Tag Archives: contingency

Stop… Fixating On the Plan

STOP-logo…fixating on the plan. It’s rare that I meet a leader who can’t plan– some are better at it than others, but being able to chart a course from Here to There is sort of a deal-breaker in attaining or maintaining a leadership role. But I often meet leaders whose success is challenged by their inability to let go of their plans. Sticking to a plan makes a leader feel leaderly and displays the “full steam ahead” tenacity that makes for corporate legends and good movies, but it also causes leaders to lose their agility and take their eye off what they planned to achieve, in favor of simply how they planned to achieve it. In the tumultuous world of real leadership this can derail or defeat even the most determined leader.

Planning relies on your ability to anticipate the future and control variables to make the most of it. It’s the due diligence and “advance work” you do to position yourself and your team to deliver the best results or reap the greatest rewards and it’s essential, but it’s also insufficient, because the future has an annoying tendency to stray from the script. When this happens, it’s not your ability to stick to your preconceptions that matters as much as your ability to adapt to what you’re actually experiencing. It’s not your ability to implement the plan “As Is” that promises the greatest gain as much as it is your ability to flex it, revise it, or even discard to serve the opportunities and challenges of the moment.

There is a time for planning and a time for simply Making Things Work. If you’re too focused on the plan when its time to make things work, you’ll miss the promising but unanticipated opportunities that came up while you were busily trying to make everything conform to your plan. Or worse, you’ll get run down or ruined by challenges that weren’t covered in your contingencies. When it’s time to implement, Making Things Work matters. Get your head up and out of the plan so that you can see when it’s ill-suited to your goals. After all, the plan serves you, not the other way around.

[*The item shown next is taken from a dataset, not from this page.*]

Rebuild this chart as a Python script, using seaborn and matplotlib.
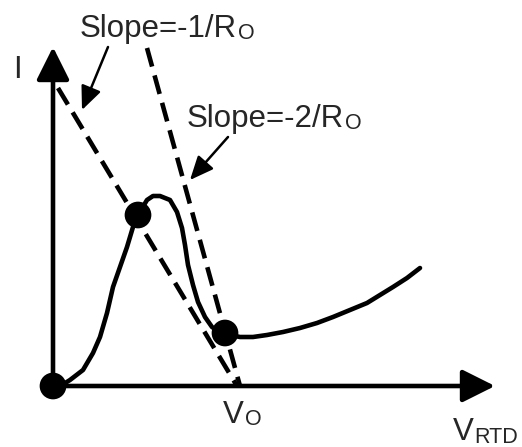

In the end, a leader is distinguished more by the results she achieves than by how perfectly she stuck to a plan. (I squirm just imagining this report to the board or stakeholders: “Well, we failed completely, but I’m happy to report that we stuck to the plan to the bitter end!”) Make a plan, and make a good one, but hold it loosely as you step into it.  If Shakespeare was right and “all the world is a stage”, then leaders need more than a good script to play upon it well; they need the inclination to improvise when an Oscar-worthy performance depends upon it.